Exactly that. Within the stores, we have some simple principles that are really important for us. When we find a building, I think it’s really important to work with the bones of the space. So if the space has brick walls, or some surfaces that are distressed, or it has some great exposed trusses in the roof, then we want to celebrate the envelope, not cover up a bunch of stuff. This shell provides an envelope that hosts the hero of the space: the coffee bar.
“Where the bar sits, what it looks and feels like, the sight lines to and from it, how it’s lit, are all very important. We invest a lot of time into ensuring it’s like a finely crafted piece of furniture because it is the grand stage where we create “coffee theatre.”
A photograph of the Starbucks interior & bar on Broadway & 9th. Images courtesy of Starbucks.
Your new store at 10 Waverly Place would be a case in point. What’s your favorite bit in this design?
10 Waverly Place is a reserve bar which means it’s a special store with an elevated coffee experience. The way that we prepare and brew coffee in there is pretty special. We have a Black Eagle machine, a Siphon — which is a Harry-Potter-like brew, — a Nitro brew, which means we can offer our customers cold brews on tap. The building itself was an existing building with a beautiful white terrazzo floor which happened to be in the same color range as our flagship store, The Roastery, in Seattle. So we preserved and resurfaced that, kept the existing brick walls and also commissioned some hand-drawn custom maps and artwork from a great artist called Tommy Tailor that I’ve collaborated with over the years.
SketchUp visualisation showing reserve bar at 10 Waverly Place. Images courtesy of Starbucks.
What does the Starbucks design workflow look like?
Once we’ve found a building that can functionally hold a Starbucks store, we create a functional layout, that then develops into the first detailed floor plan. If this proposal gets the green light from our operations team, then we kick off the interior design work in SketchUp. Here we test out ideas for the bar, the lighting, and store palette. Doing this in SketchUp makes it feel like we’re working with clay: a lot of ideas can be tried out very quickly. The speed this affords us means we can rapidly visualize ideas, identify the ones we like and build on them as the design progresses.
SketchUp visualisation beside a photograph of the finished space. Images courtesy of Starbucks.
What’s the one functionality you’re glad SketchUp has?
Without a doubt, it would be Style Builder. The way that we can tweak the default style to achieve a hand-drawn, warm, and not-too-perfect finish helps us to aptly portray a range of design aesthetics across our stores.
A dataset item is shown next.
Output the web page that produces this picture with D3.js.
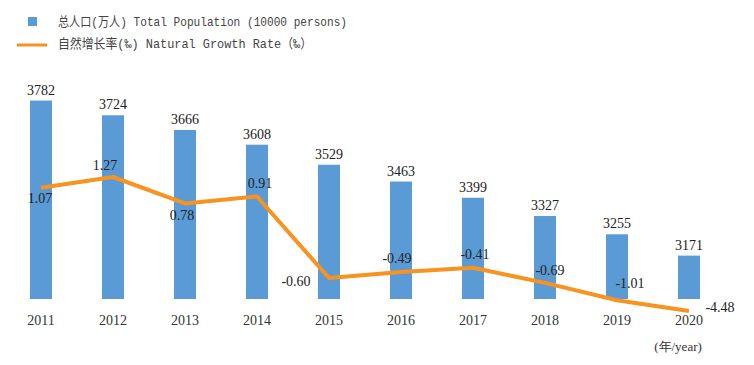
<!DOCTYPE html>
<html>
<head>
<meta charset="utf-8">
<script src="https://cdn.jsdelivr.net/npm/d3@7"></script>
<style>
  body { margin: 0; background: #fff; }
  svg { display: block; }
</style>
</head>
<body>
<div class="chart"></div>
<script>
// data
var years = ["2011", "2012", "2013", "2014", "2015", "2016", "2017", "2018", "2019", "2020"];
var population = [3782, 3724, 3666, 3608, 3529, 3463, 3399, 3327, 3255, 3171];
var growthRate = [1.07, 1.27, 0.78, 0.91, -0.60, -0.49, -0.41, -0.69, -1.01, -4.48];
var growthLabels = ["1.07", "1.27", "0.78", "0.91", "-0.60", "-0.49", "-0.41", "-0.69", "-1.01", "-4.48"];
var legendNames = ["总人口(万人) Total Population (10000 persons)", "自然增长率(‰) Natural Growth Rate（‰）"];
var unitLabel = "(年/year)";

var svgWidth = 754;
var svgHeight = 365;
var baseline = 299;

var svg = d3.select(".chart")
  .append("svg")
  .attr("width", svgWidth)
  .attr("height", svgHeight);

var serif = "'Liberation Serif', 'Times New Roman', serif";
var legendFont = "'Liberation Mono', 'Noto Sans CJK SC', monospace";

// scales
var xScale = d3.scalePoint()
  .domain(years)
  .range([41, 689]);

var barWidth = 22;

var yBar = d3.scaleLinear()
  .domain([3000, 3800])
  .range([baseline, 96]);

// rate axis is squeezed at the bottom in the original, so clamp the outlier
var yRate = d3.scaleLinear()
  .domain([-1.21, 1.27])
  .range([311, 177])
  .clamp(true);

// bars
svg.selectAll("rect.bar")
  .data(population)
  .enter()
  .append("rect")
  .attr("class", "bar")
  .attr("x", function(d, i) { return xScale(years[i]) - barWidth / 2; })
  .attr("y", function(d) { return yBar(d); })
  .attr("width", barWidth)
  .attr("height", function(d) { return baseline - yBar(d); })
  .attr("fill", "#5B9BD5");

svg.selectAll("text.barLabel")
  .data(population)
  .enter()
  .append("text")
  .attr("class", "barLabel")
  .attr("x", function(d, i) { return xScale(years[i]); })
  .attr("y", function(d) { return yBar(d) - 6; })
  .attr("text-anchor", "middle")
  .attr("font-family", serif)
  .attr("font-size", 14)
  .attr("fill", "#222")
  .text(function(d) { return d; });

// line
var line = d3.line()
  .x(function(d, i) { return xScale(years[i]); })
  .y(function(d) { return yRate(d); });

svg.append("path")
  .datum(growthRate)
  .attr("d", line)
  .attr("fill", "none")
  .attr("stroke", "#F7931E")
  .attr("stroke-width", 4)
  .attr("stroke-linejoin", "round");

// label offsets (dx, dy) relative to each point
var rateOffsets = [[-1, 15], [-8, -7], [-3, 17], [3, -8], [-33, 8],
                   [-4, -9], [2, -9], [5, -8], [13, -12], [31, 1]];

svg.selectAll("text.rateLabel")
  .data(growthRate)
  .enter()
  .append("text")
  .attr("class", "rateLabel")
  .attr("x", function(d, i) { return xScale(years[i]) + rateOffsets[i][0]; })
  .attr("y", function(d, i) { return yRate(d) + rateOffsets[i][1]; })
  .attr("text-anchor", "middle")
  .attr("font-family", serif)
  .attr("font-size", 14)
  .attr("fill", "#222")
  .text(function(d, i) { return growthLabels[i]; });

// x axis labels
svg.selectAll("text.year")
  .data(years)
  .enter()
  .append("text")
  .attr("class", "year")
  .attr("x", function(d) { return xScale(d); })
  .attr("y", 325)
  .attr("text-anchor", "middle")
  .attr("font-family", serif)
  .attr("font-size", 14)
  .attr("fill", "#333")
  .text(function(d) { return d; });

svg.append("text")
  .attr("x", 678)
  .attr("y", 351)
  .attr("text-anchor", "middle")
  .attr("font-family", serif)
  .attr("font-size", 13)
  .attr("fill", "#333")
  .text(unitLabel);

// legend
var legend = svg.append("g");

legend.append("rect")
  .attr("x", 28)
  .attr("y", 17)
  .attr("width", 9)
  .attr("height", 9)
  .attr("fill", "#5B9BD5");

legend.append("line")
  .attr("x1", 17)
  .attr("x2", 47)
  .attr("y1", 45)
  .attr("y2", 45)
  .attr("stroke", "#F7931E")
  .attr("stroke-width", 3);

legend.selectAll("text")
  .data(legendNames)
  .enter()
  .append("text")
  .attr("x", 58)
  .attr("y", function(d, i) { return 26 + i * 22; })
  .attr("font-family", legendFont)
  .attr("font-size", 13)
  .attr("fill", "#444")
  .attr("textLength", function(d, i) { return i === 0 ? 289 : 254; })
  .attr("lengthAdjust", "spacingAndGlyphs")
  .text(function(d) { return d; });
</script>
</body>
</html>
Rapid fire tech Q&A with Eduardo Meza, LEED AP and Senior Designer at Starbucks’ Miami Studio
- We noticed that your team uses an impressive selection of materials. Where do you find and curate materials?
The most commonly used materials had been created from photos and scans of our standard catalog.
- Do all teams have a separate materials library? Or do you share your materials between offices?
The Miami studio created a library with our standard materials and this is a library that we shared with other Starbucks Studios. Materials outside of our Standard palette are custom made per project.
- What keyboard shortcut could you not live without?
Shortcuts are a must for my workflow. Here my favorite and most frequently used custom shortcuts: M = Materials, C = Components, L= Layers.
10 Waverly Place, Brookfield Place and Broadway & 9th reserve bars have just opened across Manhattan. Pop by to see how these SketchUp visuals became a reality.